* _INSTRUCTIONS FOR THE TASK_
Report, as a bare number, how many lines of the material below contain the word "this".

[Figure scripts]
---+---

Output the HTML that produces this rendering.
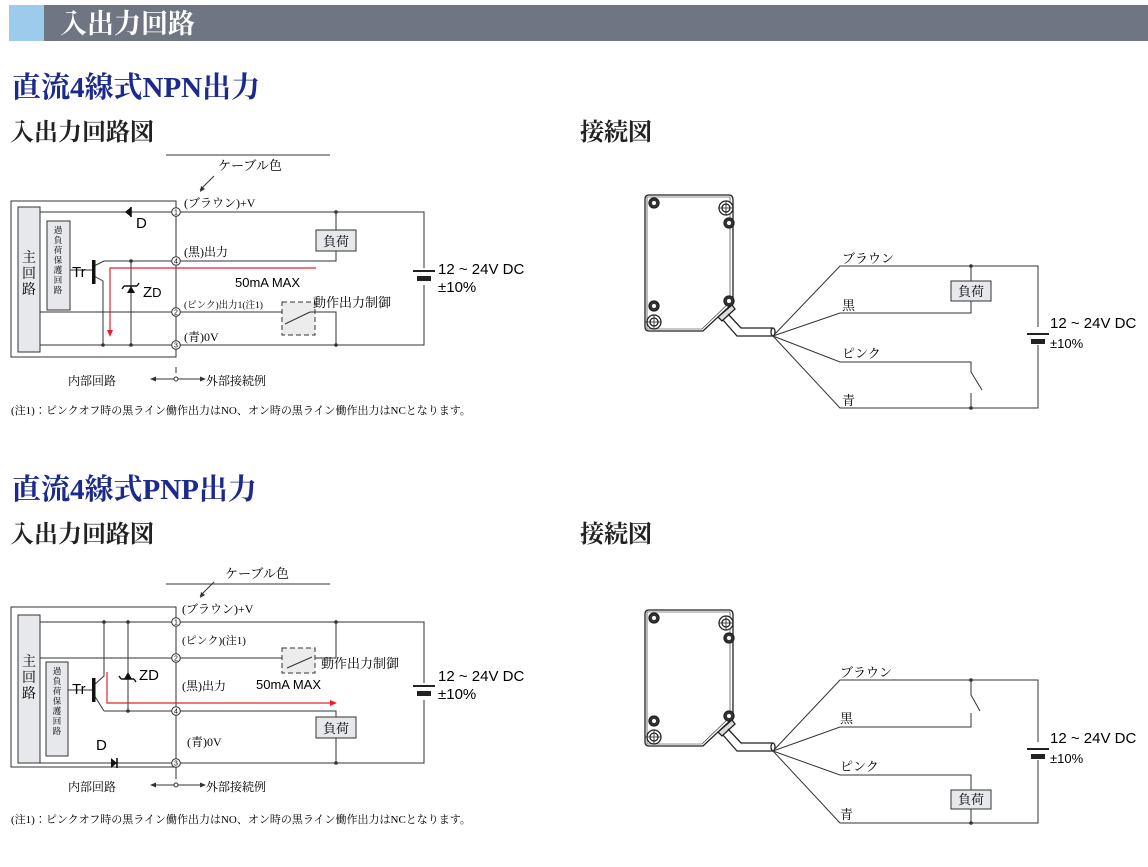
<!DOCTYPE html>
<html><head><meta charset="utf-8"><style>
html,body{margin:0;padding:0;background:#fff;}
svg{display:block;}
.s{font-family:"Liberation Serif","Noto Serif CJK JP","Noto Serif CJK SC",serif;}
.a{font-family:"Liberation Sans","Noto Sans CJK JP",sans-serif;}
</style></head><body>
<svg width="1148" height="867" viewBox="0 0 1148 867" xmlns="http://www.w3.org/2000/svg">
<defs>
<g id="sensor" fill="none" stroke="#222" stroke-width="1.3">
 <path d="M4 0 H84 Q88 0 88 5 V108 L58 136 H4 Q0 136 0 132 V4 Q0 0 4 0 Z"/>
 <path d="M2 2 H85 V107 L57 134 H2 Z" stroke-width="0.6"/>
 <circle cx="9" cy="8" r="5" fill="#333"/><circle cx="9" cy="8" r="2" fill="#fff" stroke="none"/>
 <circle cx="81" cy="13" r="7" fill="#fff"/><circle cx="81" cy="13" r="4"/><path d="M74 13h14M81 6v14" stroke-width="0.8"/>
 <circle cx="84" cy="28" r="5" fill="#333"/><circle cx="84" cy="28" r="2" fill="#fff" stroke="none"/>
 <circle cx="84" cy="106" r="5" fill="#333"/><circle cx="84" cy="106" r="2" fill="#fff" stroke="none"/>
 <circle cx="9" cy="111" r="5" fill="#333"/><circle cx="9" cy="111" r="2" fill="#fff" stroke="none"/>
 <circle cx="9" cy="127" r="7" fill="#fff"/><circle cx="9" cy="127" r="4"/><path d="M0 127h16M9 120v14" stroke-width="0.8"/>
 <path d="M73 122 L87 110 L90 114 L77 126 Z" fill="#ddd"/>
 <path d="M83 119 L96 133 H128 M78 125 L92 141 H128" />
 <ellipse cx="128" cy="137" rx="2" ry="4"/>
</g>
<g id="bat" stroke="#222" fill="#222"><rect x="-11" y="-1" width="22" height="2" stroke="none"/><rect x="-7" y="5" width="14" height="5" stroke="none"/></g>
</defs>

<rect x="9" y="5" width="1139" height="36" fill="#6f7582"/>
<rect x="9" y="5" width="35" height="36" fill="#9ccbeb"/>
<text x="60" y="33" class="s" font-size="27" fill="#fff" font-weight="bold">入出力回路</text>

<text x="12" y="97" class="s" font-size="29" fill="#1c2a8c" font-weight="bold">直流4線式NPN出力</text>
<text x="10" y="140" class="s" font-size="24" fill="#222" font-weight="bold">入出力回路図</text>
<text x="580" y="140" class="s" font-size="24" fill="#222" font-weight="bold">接続図</text>
<text x="12" y="499" class="s" font-size="29" fill="#1c2a8c" font-weight="bold">直流4線式PNP出力</text>
<text x="10" y="542" class="s" font-size="24" fill="#222" font-weight="bold">入出力回路図</text>
<text x="580" y="542" class="s" font-size="24" fill="#222" font-weight="bold">接続図</text>

<!-- NPN circuit -->
<g stroke="#333" stroke-width="1" fill="none">
 <rect x="11" y="201" width="165" height="156"/>
 <rect x="18" y="207" width="22" height="145" fill="#e6e8ec"/>
 <rect x="47" y="221" width="23" height="89" fill="#e6e8ec"/>
 <path d="M40 212 H172 M180 212 H424 V268 M424 285 V345 H180 M172 345 H40"/>
 <path d="M104 261 H172 M180 261 H336 V251 M336 212 V230"/>
 <path d="M40 312 H172 M180 312 H282 M312 312 H336 V345"/>
 <path d="M176 216 V257 M176 265 V308 M176 316 V341 M176 349 V357"/>
 <path d="M70 270 H93"/>
 <path d="M104 261 L94 266 M94 276 L103 281 V345"/>
 <path d="M131 261 V345"/>
 <path d="M166 155 H330 M214 176 L200 190" />
</g>
<path d="M200 192 l1 -6 l4 3 z" fill="#333"/>
<rect x="92" y="260" width="3.5" height="24" fill="#111"/>
<path d="M131 207 V217" stroke="#111" stroke-width="1.6"/><path d="M125 212 L131 207 V217 Z" fill="#111"/>
<text x="136" y="228" class="a" font-size="15">D</text>
<path d="M127 293 l4 -7 l4 7 z" fill="#111"/><path d="M124 286 h13 M124 286 l-2 3 M137 286 l2-3" stroke="#111" stroke-width="1.4"/>
<text x="143" y="297" class="a" font-size="15">Z<tspan font-size="13">D</tspan></text>
<text x="72" y="277" class="a" font-size="15">Tr</text>
<g fill="#333"><circle cx="131" cy="261" r="1.8"/><circle cx="131" cy="345" r="1.8"/><circle cx="103" cy="345" r="1.8"/><circle cx="336" cy="212" r="1.8"/><circle cx="336" cy="345" r="1.8"/></g>
<g stroke="#333" fill="#fff"><circle cx="176" cy="212" r="4.3"/><circle cx="176" cy="261" r="4.3"/><circle cx="176" cy="312" r="4.3"/><circle cx="176" cy="345" r="4.3"/></g>
<g class="a" font-size="7" text-anchor="middle"><text x="176" y="214.5">1</text><text x="176" y="263.5">4</text><text x="176" y="314.5">2</text><text x="176" y="347.5">3</text></g>
<rect x="316" y="230" width="40" height="21" fill="#e6e8ec" stroke="#333"/>
<text x="336" y="246" class="s" font-size="13" text-anchor="middle">負荷</text>
<rect x="282" y="302" width="33" height="33" fill="#ececec" stroke="#333" stroke-dasharray="5 3"/>
<path d="M285 324 L310 312 M310 312 H315" stroke="#333" fill="none"/>
<text x="313" y="307" class="s" font-size="13">動作出力制御</text>
<path d="M316 268 H110 V330" stroke="#e8202c" stroke-width="1.2" fill="none"/>
<path d="M107 330 h6 l-3 7 z" fill="#e8202c"/>
<text x="235" y="287" class="a" font-size="13">50mA MAX</text>
<use href="#bat" x="424" y="271"/>
<text x="438" y="274" class="a" font-size="15">12 ~ 24V DC</text>
<text x="438" y="292" class="a" font-size="15">±10%</text>
<text x="218" y="170" class="s" font-size="13">ケーブル色</text>
<text x="184" y="207" class="s" font-size="12">(ブラウン)+V</text>
<text x="184" y="256" class="s" font-size="12">(黒)出力</text>
<text x="184" y="308" class="s" font-size="9.5">(ピンク)出力1(注1)</text>
<text x="184" y="341" class="s" font-size="12">(青)0V</text>
<text x="68" y="385" class="s" font-size="12">内部回路</text>
<text x="206" y="385" class="s" font-size="12">外部接続例</text>
<path d="M176 367 V373 M156 379 H200" stroke="#333" fill="none"/><circle cx="176" cy="379" r="2" fill="#fff" stroke="#333"/>
<path d="M150 379 l6 -2.5 v5 z M206 379 l-6 -2.5 v5 z" fill="#333"/>
<text x="11" y="414" class="s" font-size="11">(注1)：ピンクオフ時の黒ライン働作出力はNO、オン時の黒ライン働作出力はNCとなります。</text>
<text x="29" y="262" class="s" font-size="14" text-anchor="middle">主</text><text x="29" y="278" class="s" font-size="14" text-anchor="middle">回</text><text x="29" y="294" class="s" font-size="14" text-anchor="middle">路</text>
<g class="s" font-size="8.5" text-anchor="middle"><text x="58" y="233">過</text><text x="58" y="243">負</text><text x="58" y="253">荷</text><text x="58" y="263">保</text><text x="58" y="273">護</text><text x="58" y="283">回</text><text x="58" y="293">路</text></g>

<!-- PNP circuit -->
<g stroke="#333" stroke-width="1" fill="none">
 <rect x="11" y="607" width="165" height="160"/>
 <rect x="18" y="615" width="22" height="148" fill="#e6e8ec"/>
 <rect x="46" y="662" width="22" height="94" fill="#e6e8ec"/>
 <path d="M40 622 H172 M180 622 H424 V683 M424 700 V763 H180 M172 763 H40"/>
 <path d="M40 658 H172 M180 658 H282 M312 658 H336 V622"/>
 <path d="M104 711 H172 M180 711 H336 V717 M336 735 V763"/>
 <path d="M176 626 V654 M176 662 V707 M176 715 V759 M176 767 V773"/>
 <path d="M68 690 H93"/>
 <path d="M104 622 V676 L94 685 M94 695 L104 711"/>
 <path d="M128 622 V711"/>
 <path d="M166 584 H330 M214 582 L200 596"/>
</g>
<path d="M200 598 l1 -6 l4 3 z" fill="#333"/>
<rect x="92" y="678" width="3.5" height="24" fill="#111"/>
<path d="M117 758 V768" stroke="#111" stroke-width="1.6"/><path d="M111 758 L117 763 L111 768 Z" fill="#111"/>
<text x="96" y="750" class="a" font-size="15">D</text>
<path d="M124 679 l4 -7 l4 7 z" fill="#111"/><path d="M121 679 h13 M121 679 l-2 -3 M134 679 l2 3" stroke="#111" stroke-width="1.4"/>
<text x="139" y="680" class="a" font-size="15">ZD</text>
<text x="72" y="694" class="a" font-size="15">Tr</text>
<g fill="#333"><circle cx="104" cy="622" r="1.8"/><circle cx="128" cy="622" r="1.8"/><circle cx="128" cy="711" r="1.8"/><circle cx="336" cy="622" r="1.8"/><circle cx="336" cy="763" r="1.8"/></g>
<g stroke="#333" fill="#fff"><circle cx="176" cy="622" r="4.3"/><circle cx="176" cy="658" r="4.3"/><circle cx="176" cy="711" r="4.3"/><circle cx="176" cy="763" r="4.3"/></g>
<g class="a" font-size="7" text-anchor="middle"><text x="176" y="624.5">1</text><text x="176" y="660.5">2</text><text x="176" y="713.5">4</text><text x="176" y="765.5">3</text></g>
<rect x="316" y="717" width="40" height="21" fill="#e6e8ec" stroke="#333"/>
<text x="336" y="733" class="s" font-size="13" text-anchor="middle">負荷</text>
<rect x="282" y="648" width="33" height="25" fill="#ececec" stroke="#333" stroke-dasharray="5 3"/>
<path d="M287 668 L312 657" stroke="#333"/>
<text x="321" y="668" class="s" font-size="13">動作出力制御</text>
<path d="M107 672 V703 H330" stroke="#e8202c" stroke-width="1.2" fill="none"/>
<path d="M330 700 v6 l7 -3 z" fill="#e8202c"/>
<text x="256" y="689" class="a" font-size="13">50mA MAX</text>
<use href="#bat" x="424" y="686"/>
<text x="438" y="681" class="a" font-size="15">12 ~ 24V DC</text>
<text x="438" y="699" class="a" font-size="15">±10%</text>
<text x="225" y="578" class="s" font-size="13">ケーブル色</text>
<text x="182" y="613" class="s" font-size="12">(ブラウン)+V</text>
<text x="182" y="644" class="s" font-size="11">(ピンク)(注1)</text>
<text x="182" y="690" class="s" font-size="12">(黒)出力</text>
<text x="187" y="746" class="s" font-size="12">(青)0V</text>
<text x="68" y="791" class="s" font-size="12">内部回路</text>
<text x="206" y="791" class="s" font-size="12">外部接続例</text>
<path d="M176 773 V779 M156 785 H200" stroke="#333" fill="none"/><circle cx="176" cy="785" r="2" fill="#fff" stroke="#333"/>
<path d="M150 785 l6 -2.5 v5 z M206 785 l-6 -2.5 v5 z" fill="#333"/>
<text x="11" y="823" class="s" font-size="11">(注1)：ピンクオフ時の黒ライン働作出力はNO、オン時の黒ライン働作出力はNCとなります。</text>
<text x="29" y="666" class="s" font-size="14" text-anchor="middle">主</text><text x="29" y="682" class="s" font-size="14" text-anchor="middle">回</text><text x="29" y="698" class="s" font-size="14" text-anchor="middle">路</text>
<g class="s" font-size="8.5" text-anchor="middle"><text x="57" y="674">過</text><text x="57" y="684">負</text><text x="57" y="694">荷</text><text x="57" y="704">保</text><text x="57" y="714">護</text><text x="57" y="724">回</text><text x="57" y="734">路</text></g>

<!-- NPN connection -->
<use href="#sensor" x="645" y="195"/>
<g stroke="#333" fill="none" stroke-width="1">
 <path d="M773 336 L840 266 H1038 V327 M1038 345 V408 H840 L773 336"/>
 <path d="M773 336 L840 313 H971 V301 M971 266 V281"/>
 <path d="M773 336 L840 362 H971 V372 L982 390 M971 393 V408"/>
</g>
<g fill="#333"><circle cx="971" cy="266" r="1.8"/><circle cx="971" cy="408" r="1.8"/></g>
<rect x="951" y="281" width="40" height="20" fill="#e6e8ec" stroke="#333"/>
<text x="971" y="296" class="s" font-size="13" text-anchor="middle">負荷</text>
<use href="#bat" x="1038" y="334"/>
<text x="1050" y="328" class="a" font-size="15">12 ~ 24V DC</text>
<text x="1050" y="348" class="a" font-size="13">±10%</text>
<g class="s" font-size="13"><text x="842" y="263">ブラウン</text><text x="842" y="310">黒</text><text x="842" y="358">ピンク</text><text x="842" y="405">青</text></g>

<!-- PNP connection -->
<use href="#sensor" x="645" y="610"/>
<g stroke="#333" fill="none" stroke-width="1">
 <path d="M773 751 L840 680 H1038 V742 M1038 760 V823 H840 L773 751"/>
 <path d="M773 751 L840 727 H971 V713 M971 680 V695 L980 711"/>
 <path d="M773 751 L840 775 H971 V790 M971 808 V823"/>
</g>
<g fill="#333"><circle cx="971" cy="680" r="1.8"/><circle cx="971" cy="823" r="1.8"/></g>
<rect x="951" y="790" width="40" height="19" fill="#e6e8ec" stroke="#333"/>
<text x="971" y="804" class="s" font-size="13" text-anchor="middle">負荷</text>
<use href="#bat" x="1038" y="749"/>
<text x="1050" y="743" class="a" font-size="15">12 ~ 24V DC</text>
<text x="1050" y="763" class="a" font-size="13">±10%</text>
<g class="s" font-size="13"><text x="840" y="677">ブラウン</text><text x="840" y="723">黒</text><text x="840" y="771">ピンク</text><text x="840" y="819">青</text></g>
</svg>
</body></html>
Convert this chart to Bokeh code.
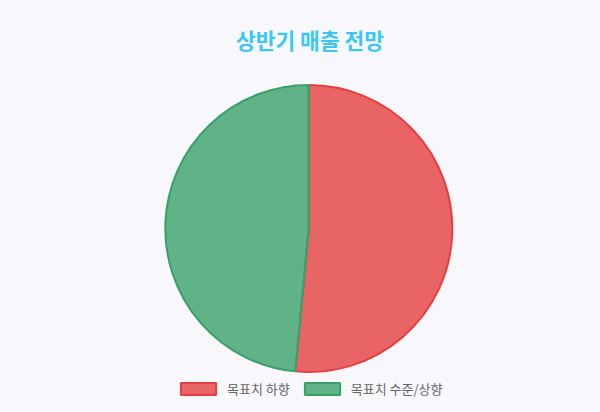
import numpy as np
from bokeh.plotting import figure
from bokeh.models import ColumnDataSource, Range1d, Legend, LegendItem
from bokeh.core.properties import value
from bokeh.embed import file_html
from bokeh.resources import INLINE

title_text = "상반기 매출 전망"
categories = ["목표치 하향", "목표치 수준/상향"]
values = [51.5, 48.5]
fill_colors = ["rgba(229,62,62,0.8)", "rgba(56,161,105,0.8)"]
line_colors = ["#E53E3E", "#38A169"]

W, H = 600, 412
BG = "#F8F8FC"
FONT = "Noto Sans CJK KR"

fr = np.array(values) / sum(values)
cum = np.concatenate([[0], np.cumsum(fr)])
# clockwise from 12 o'clock
start = [np.pi / 2 - 2 * np.pi * cum[i + 1] for i in range(len(values))]
end = [np.pi / 2 - 2 * np.pi * cum[i] for i in range(len(values))]

cx, cy, r = 308.3, 184, 143.5

p = figure(width=W, height=H, output_backend="svg", toolbar_location=None,
           x_range=Range1d(0, W), y_range=Range1d(0, H),
           min_border=0, outline_line_color=None,
           background_fill_color=BG, border_fill_color=BG)
p.axis.visible = False
p.grid.visible = False

rends = []
for i in range(len(values)):
    rr = p.wedge(x=cx, y=cy, radius=r, radius_units="screen",
                 start_angle=start[i], end_angle=end[i],
                 fill_color=fill_colors[i], line_color=line_colors[i], line_width=2)
    rends.append(rr)

p.text(x=[309.5], y=[H - 39], text=[title_text],
       text_font=value(FONT), text_font_size="21.5px", text_font_style="bold",
       text_color="#38C8F8", text_align="center", text_baseline="middle")

legend = Legend(items=[LegendItem(label=categories[i], renderers=[rends[i]]) for i in range(len(values))],
                location=(176, 14), orientation="horizontal",
                glyph_width=44, glyph_height=15, label_standoff=7, spacing=10,
                padding=0, margin=0, border_line_color=None,
                background_fill_alpha=0,
                label_text_font=FONT, label_text_font_size="13px",
                label_text_color="#666666", label_height=15)
p.add_layout(legend, "center")

open("out.html", "w").write(file_html(p, INLINE))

---+---

* _TASK RESPONSE_
2